In the Poincare or Hyperbolic plane with the Riemannian metric $g=\frac{1}{y^2}(dx^2+dy^2)$ I have performed a parallel transport of the vector $(0,1)$ positioned at $(0,1)$ along the curve $γ(t)=(t,1)$ and I got the parallel vector field $v(t)=(sint, cost)$.
To visualize the parallel transport, I attach the graph from McInerney's "First Stepts in Differential Geometry" (Fig. 5.6, p.227):
The "question": I have a problem in understanding why every vector $v(t_o)$ is parallel to $(0,1)$ which we transported.
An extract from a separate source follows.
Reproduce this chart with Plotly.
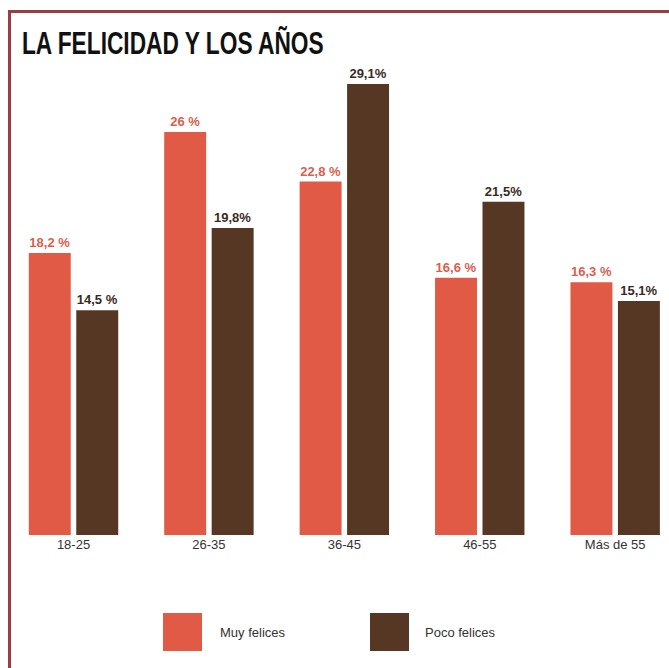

I have solved the equations, but I can't quite get why would a resident on this hyperbolic space would view this vector field as a field of parallel vectors while he/she is moving along $γ(t)$. In other words, why would the resident actually see these vectors as being parallel to each other?
EDIT:
Also, parallel transport along a circle of constant latitude on a sphere looks like this (taken from T. Shifrin's excellent notes on differential geometry):
While I can mathematically understand the explanation that Shifrin gives(the vector rotates to compensate for the covariant derivative that points along one of the poles in order to stay parallel), I again can't quite get or visualize why this is what a "citizen" on a sphere(we!) would consider as a parallel vector field.